▶ [Task requirements]:
In how many lines of the data does the word "matplotlib" appear? Give the number by itself.

▶ [Task material]:
######
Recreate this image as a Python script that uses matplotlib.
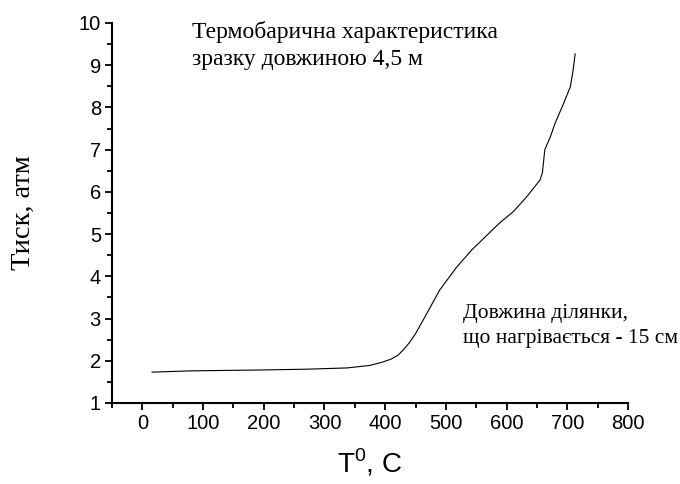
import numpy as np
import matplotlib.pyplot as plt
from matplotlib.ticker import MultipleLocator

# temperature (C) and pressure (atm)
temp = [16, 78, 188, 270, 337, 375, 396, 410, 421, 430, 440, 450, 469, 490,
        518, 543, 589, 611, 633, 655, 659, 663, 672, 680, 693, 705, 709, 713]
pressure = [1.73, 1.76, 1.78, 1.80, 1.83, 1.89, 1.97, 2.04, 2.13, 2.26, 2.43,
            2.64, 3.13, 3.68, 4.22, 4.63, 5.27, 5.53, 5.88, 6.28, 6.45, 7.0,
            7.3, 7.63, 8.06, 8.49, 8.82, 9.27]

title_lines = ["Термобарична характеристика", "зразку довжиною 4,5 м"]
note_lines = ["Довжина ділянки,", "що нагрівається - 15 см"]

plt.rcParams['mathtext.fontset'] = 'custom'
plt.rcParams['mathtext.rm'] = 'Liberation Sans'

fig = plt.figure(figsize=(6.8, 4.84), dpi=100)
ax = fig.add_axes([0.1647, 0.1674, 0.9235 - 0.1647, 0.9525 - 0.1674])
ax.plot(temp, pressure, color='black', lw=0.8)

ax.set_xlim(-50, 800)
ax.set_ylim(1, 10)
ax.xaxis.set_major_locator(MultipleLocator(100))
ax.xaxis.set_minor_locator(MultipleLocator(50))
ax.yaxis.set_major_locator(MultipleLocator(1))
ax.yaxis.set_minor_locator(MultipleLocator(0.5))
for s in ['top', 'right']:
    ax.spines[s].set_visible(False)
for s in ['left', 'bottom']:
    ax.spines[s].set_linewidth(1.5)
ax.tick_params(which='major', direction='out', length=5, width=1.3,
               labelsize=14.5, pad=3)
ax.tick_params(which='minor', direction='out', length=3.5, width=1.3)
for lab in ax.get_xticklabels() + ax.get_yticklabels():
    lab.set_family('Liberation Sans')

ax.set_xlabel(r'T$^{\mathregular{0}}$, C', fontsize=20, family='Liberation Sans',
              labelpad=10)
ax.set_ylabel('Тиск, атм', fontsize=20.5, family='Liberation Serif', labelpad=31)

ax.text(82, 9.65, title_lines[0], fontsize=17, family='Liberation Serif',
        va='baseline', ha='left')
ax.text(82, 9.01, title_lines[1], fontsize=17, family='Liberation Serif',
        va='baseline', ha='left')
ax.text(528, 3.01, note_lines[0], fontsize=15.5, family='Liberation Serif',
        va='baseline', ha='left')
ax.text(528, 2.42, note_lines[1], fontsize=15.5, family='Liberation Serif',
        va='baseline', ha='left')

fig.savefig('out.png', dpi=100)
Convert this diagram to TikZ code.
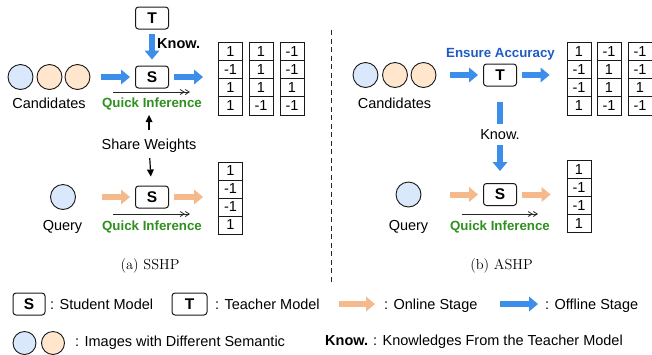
######
▶ [Expected answer]:
3